Keep the pictures out of the copy and repeat the records exactly.
---------- Data provided ----------
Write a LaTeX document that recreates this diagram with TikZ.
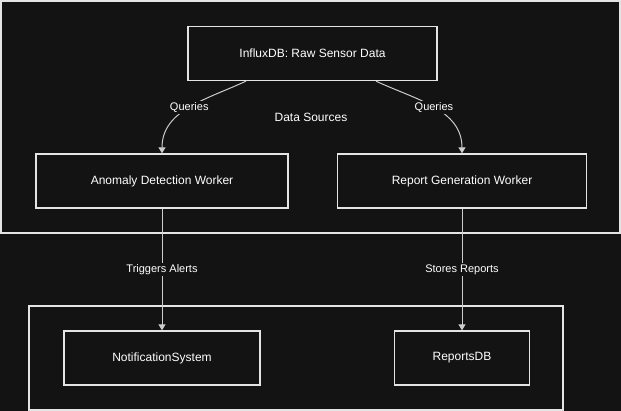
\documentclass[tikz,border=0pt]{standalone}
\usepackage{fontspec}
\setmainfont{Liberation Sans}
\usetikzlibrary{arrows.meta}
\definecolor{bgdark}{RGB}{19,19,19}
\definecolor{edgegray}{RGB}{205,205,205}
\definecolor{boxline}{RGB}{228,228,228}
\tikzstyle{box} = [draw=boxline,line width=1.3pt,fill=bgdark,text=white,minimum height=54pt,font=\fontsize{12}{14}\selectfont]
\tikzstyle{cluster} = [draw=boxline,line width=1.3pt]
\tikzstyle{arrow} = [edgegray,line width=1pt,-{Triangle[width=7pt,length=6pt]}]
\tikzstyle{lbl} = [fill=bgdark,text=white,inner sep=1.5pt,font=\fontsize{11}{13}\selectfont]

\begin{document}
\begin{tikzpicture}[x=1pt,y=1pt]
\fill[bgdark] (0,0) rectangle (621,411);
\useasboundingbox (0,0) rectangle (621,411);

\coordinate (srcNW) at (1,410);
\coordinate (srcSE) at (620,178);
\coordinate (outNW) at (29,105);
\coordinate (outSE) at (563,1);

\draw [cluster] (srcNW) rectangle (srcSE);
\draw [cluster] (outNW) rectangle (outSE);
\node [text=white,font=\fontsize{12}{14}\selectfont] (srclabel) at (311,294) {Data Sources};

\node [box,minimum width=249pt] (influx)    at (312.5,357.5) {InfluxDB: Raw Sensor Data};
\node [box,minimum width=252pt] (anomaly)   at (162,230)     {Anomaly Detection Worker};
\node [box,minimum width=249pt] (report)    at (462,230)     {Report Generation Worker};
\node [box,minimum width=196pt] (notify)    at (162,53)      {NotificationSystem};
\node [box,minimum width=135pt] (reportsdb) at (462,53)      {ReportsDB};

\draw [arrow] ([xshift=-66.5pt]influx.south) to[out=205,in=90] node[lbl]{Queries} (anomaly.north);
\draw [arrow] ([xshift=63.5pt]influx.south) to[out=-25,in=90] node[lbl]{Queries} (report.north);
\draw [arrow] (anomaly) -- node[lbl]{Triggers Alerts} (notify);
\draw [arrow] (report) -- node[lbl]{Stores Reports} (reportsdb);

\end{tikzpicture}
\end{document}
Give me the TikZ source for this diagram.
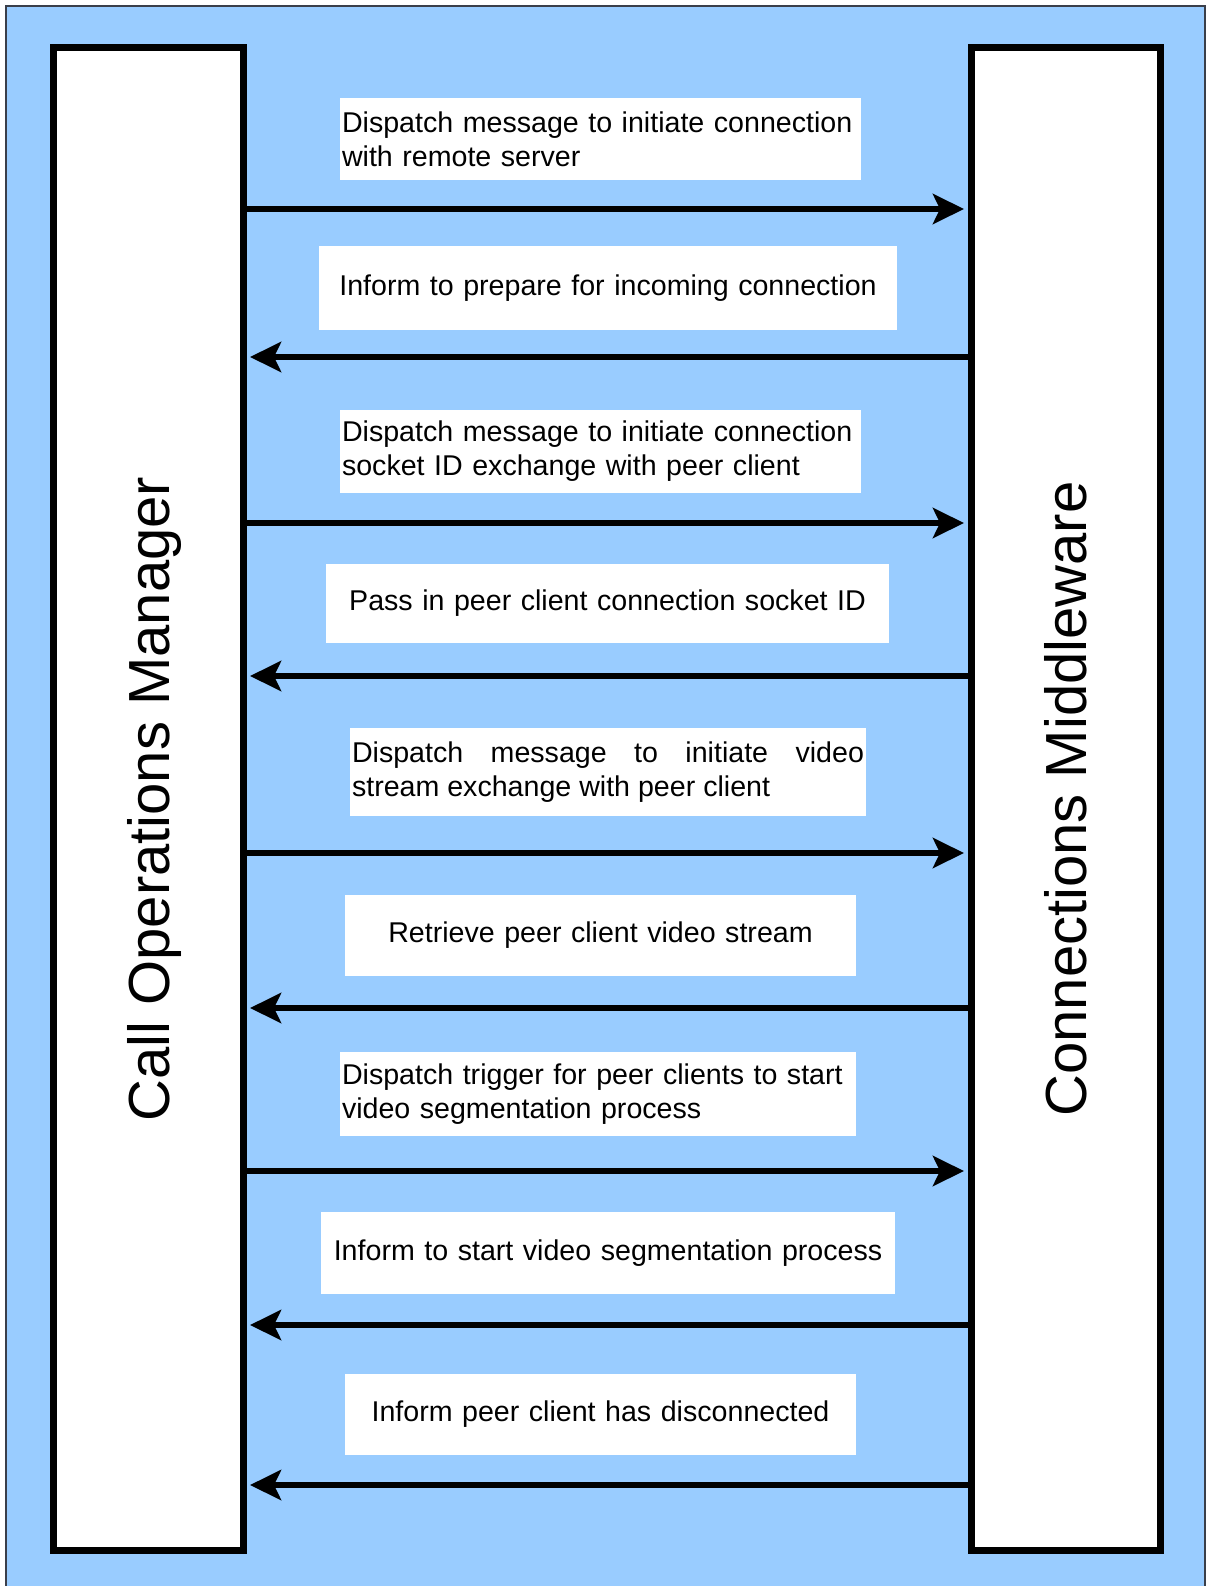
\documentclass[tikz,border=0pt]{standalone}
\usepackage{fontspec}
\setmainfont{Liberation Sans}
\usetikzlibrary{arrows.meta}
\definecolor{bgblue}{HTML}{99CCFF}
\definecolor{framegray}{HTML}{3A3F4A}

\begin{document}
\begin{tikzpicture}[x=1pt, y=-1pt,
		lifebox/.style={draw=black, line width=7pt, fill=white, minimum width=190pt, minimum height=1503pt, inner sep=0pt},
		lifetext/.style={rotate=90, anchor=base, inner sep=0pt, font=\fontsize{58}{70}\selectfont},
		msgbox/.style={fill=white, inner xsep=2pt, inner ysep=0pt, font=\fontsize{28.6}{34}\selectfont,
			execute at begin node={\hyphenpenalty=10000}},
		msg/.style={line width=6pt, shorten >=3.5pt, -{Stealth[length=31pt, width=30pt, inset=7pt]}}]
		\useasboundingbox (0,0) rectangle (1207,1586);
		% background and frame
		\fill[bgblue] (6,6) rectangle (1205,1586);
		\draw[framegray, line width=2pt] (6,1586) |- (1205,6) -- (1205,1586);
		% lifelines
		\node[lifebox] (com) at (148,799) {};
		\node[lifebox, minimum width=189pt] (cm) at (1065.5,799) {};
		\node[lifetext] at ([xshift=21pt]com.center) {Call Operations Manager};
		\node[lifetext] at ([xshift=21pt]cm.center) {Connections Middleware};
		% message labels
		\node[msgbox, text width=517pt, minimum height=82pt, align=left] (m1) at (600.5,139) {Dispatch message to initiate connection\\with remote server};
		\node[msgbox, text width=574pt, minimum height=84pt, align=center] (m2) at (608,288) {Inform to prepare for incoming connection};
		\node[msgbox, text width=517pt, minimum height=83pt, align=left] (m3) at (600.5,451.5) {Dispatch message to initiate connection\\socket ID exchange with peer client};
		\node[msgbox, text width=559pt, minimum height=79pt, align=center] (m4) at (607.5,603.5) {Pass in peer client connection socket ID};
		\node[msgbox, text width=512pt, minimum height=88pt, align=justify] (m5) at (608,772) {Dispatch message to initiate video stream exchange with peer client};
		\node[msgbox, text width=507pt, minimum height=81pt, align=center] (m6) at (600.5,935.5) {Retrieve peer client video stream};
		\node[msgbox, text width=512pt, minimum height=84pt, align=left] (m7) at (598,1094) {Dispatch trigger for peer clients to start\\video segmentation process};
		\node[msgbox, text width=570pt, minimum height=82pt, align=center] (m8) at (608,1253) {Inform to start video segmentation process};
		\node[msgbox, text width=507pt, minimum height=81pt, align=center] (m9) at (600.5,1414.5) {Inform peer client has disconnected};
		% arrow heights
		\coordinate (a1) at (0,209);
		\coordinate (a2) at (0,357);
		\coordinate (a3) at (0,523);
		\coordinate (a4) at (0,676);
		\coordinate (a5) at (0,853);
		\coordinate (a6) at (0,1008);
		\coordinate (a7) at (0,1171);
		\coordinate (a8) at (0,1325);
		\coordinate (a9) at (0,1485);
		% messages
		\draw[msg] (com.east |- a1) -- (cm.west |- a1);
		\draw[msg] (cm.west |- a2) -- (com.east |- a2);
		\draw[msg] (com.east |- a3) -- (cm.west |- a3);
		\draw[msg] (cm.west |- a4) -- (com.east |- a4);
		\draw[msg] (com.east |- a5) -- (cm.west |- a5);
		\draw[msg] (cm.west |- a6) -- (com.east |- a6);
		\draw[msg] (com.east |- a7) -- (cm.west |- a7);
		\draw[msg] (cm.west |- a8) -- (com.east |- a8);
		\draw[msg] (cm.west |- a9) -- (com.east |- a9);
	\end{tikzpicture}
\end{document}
----------
Result =
Write a LaTeX document that recreates this diagram with TikZ.
\documentclass[tikz,border=0pt]{standalone}
\usepackage{fontspec}
\setmainfont{Liberation Sans}
\usetikzlibrary{arrows.meta}
\definecolor{bgdark}{RGB}{19,19,19}
\definecolor{edgegray}{RGB}{205,205,205}
\definecolor{boxline}{RGB}{228,228,228}
\tikzstyle{box} = [draw=boxline,line width=1.3pt,fill=bgdark,text=white,minimum height=54pt,font=\fontsize{12}{14}\selectfont]
\tikzstyle{cluster} = [draw=boxline,line width=1.3pt]
\tikzstyle{arrow} = [edgegray,line width=1pt,-{Triangle[width=7pt,length=6pt]}]
\tikzstyle{lbl} = [fill=bgdark,text=white,inner sep=1.5pt,font=\fontsize{11}{13}\selectfont]

\begin{document}
\begin{tikzpicture}[x=1pt,y=1pt]
\fill[bgdark] (0,0) rectangle (621,411);
\useasboundingbox (0,0) rectangle (621,411);

\coordinate (srcNW) at (1,410);
\coordinate (srcSE) at (620,178);
\coordinate (outNW) at (29,105);
\coordinate (outSE) at (563,1);

\draw [cluster] (srcNW) rectangle (srcSE);
\draw [cluster] (outNW) rectangle (outSE);
\node [text=white,font=\fontsize{12}{14}\selectfont] (srclabel) at (311,294) {Data Sources};

\node [box,minimum width=249pt] (influx)    at (312.5,357.5) {InfluxDB: Raw Sensor Data};
\node [box,minimum width=252pt] (anomaly)   at (162,230)     {Anomaly Detection Worker};
\node [box,minimum width=249pt] (report)    at (462,230)     {Report Generation Worker};
\node [box,minimum width=196pt] (notify)    at (162,53)      {NotificationSystem};
\node [box,minimum width=135pt] (reportsdb) at (462,53)      {ReportsDB};

\draw [arrow] ([xshift=-66.5pt]influx.south) to[out=205,in=90] node[lbl]{Queries} (anomaly.north);
\draw [arrow] ([xshift=63.5pt]influx.south) to[out=-25,in=90] node[lbl]{Queries} (report.north);
\draw [arrow] (anomaly) -- node[lbl]{Triggers Alerts} (notify);
\draw [arrow] (report) -- node[lbl]{Stores Reports} (reportsdb);

\end{tikzpicture}
\end{document}
Give me the TikZ source for this diagram.
\documentclass[tikz,border=0pt]{standalone}
\usepackage{fontspec}
\setmainfont{Liberation Sans}
\usetikzlibrary{arrows.meta}
\definecolor{bgblue}{HTML}{99CCFF}
\definecolor{framegray}{HTML}{3A3F4A}

\begin{document}
\begin{tikzpicture}[x=1pt, y=-1pt,
		lifebox/.style={draw=black, line width=7pt, fill=white, minimum width=190pt, minimum height=1503pt, inner sep=0pt},
		lifetext/.style={rotate=90, anchor=base, inner sep=0pt, font=\fontsize{58}{70}\selectfont},
		msgbox/.style={fill=white, inner xsep=2pt, inner ysep=0pt, font=\fontsize{28.6}{34}\selectfont,
			execute at begin node={\hyphenpenalty=10000}},
		msg/.style={line width=6pt, shorten >=3.5pt, -{Stealth[length=31pt, width=30pt, inset=7pt]}}]
		\useasboundingbox (0,0) rectangle (1207,1586);
		% background and frame
		\fill[bgblue] (6,6) rectangle (1205,1586);
		\draw[framegray, line width=2pt] (6,1586) |- (1205,6) -- (1205,1586);
		% lifelines
		\node[lifebox] (com) at (148,799) {};
		\node[lifebox, minimum width=189pt] (cm) at (1065.5,799) {};
		\node[lifetext] at ([xshift=21pt]com.center) {Call Operations Manager};
		\node[lifetext] at ([xshift=21pt]cm.center) {Connections Middleware};
		% message labels
		\node[msgbox, text width=517pt, minimum height=82pt, align=left] (m1) at (600.5,139) {Dispatch message to initiate connection\\with remote server};
		\node[msgbox, text width=574pt, minimum height=84pt, align=center] (m2) at (608,288) {Inform to prepare for incoming connection};
		\node[msgbox, text width=517pt, minimum height=83pt, align=left] (m3) at (600.5,451.5) {Dispatch message to initiate connection\\socket ID exchange with peer client};
		\node[msgbox, text width=559pt, minimum height=79pt, align=center] (m4) at (607.5,603.5) {Pass in peer client connection socket ID};
		\node[msgbox, text width=512pt, minimum height=88pt, align=justify] (m5) at (608,772) {Dispatch message to initiate video stream exchange with peer client};
		\node[msgbox, text width=507pt, minimum height=81pt, align=center] (m6) at (600.5,935.5) {Retrieve peer client video stream};
		\node[msgbox, text width=512pt, minimum height=84pt, align=left] (m7) at (598,1094) {Dispatch trigger for peer clients to start\\video segmentation process};
		\node[msgbox, text width=570pt, minimum height=82pt, align=center] (m8) at (608,1253) {Inform to start video segmentation process};
		\node[msgbox, text width=507pt, minimum height=81pt, align=center] (m9) at (600.5,1414.5) {Inform peer client has disconnected};
		% arrow heights
		\coordinate (a1) at (0,209);
		\coordinate (a2) at (0,357);
		\coordinate (a3) at (0,523);
		\coordinate (a4) at (0,676);
		\coordinate (a5) at (0,853);
		\coordinate (a6) at (0,1008);
		\coordinate (a7) at (0,1171);
		\coordinate (a8) at (0,1325);
		\coordinate (a9) at (0,1485);
		% messages
		\draw[msg] (com.east |- a1) -- (cm.west |- a1);
		\draw[msg] (cm.west |- a2) -- (com.east |- a2);
		\draw[msg] (com.east |- a3) -- (cm.west |- a3);
		\draw[msg] (cm.west |- a4) -- (com.east |- a4);
		\draw[msg] (com.east |- a5) -- (cm.west |- a5);
		\draw[msg] (cm.west |- a6) -- (com.east |- a6);
		\draw[msg] (com.east |- a7) -- (cm.west |- a7);
		\draw[msg] (cm.west |- a8) -- (com.east |- a8);
		\draw[msg] (cm.west |- a9) -- (com.east |- a9);
	\end{tikzpicture}
\end{document}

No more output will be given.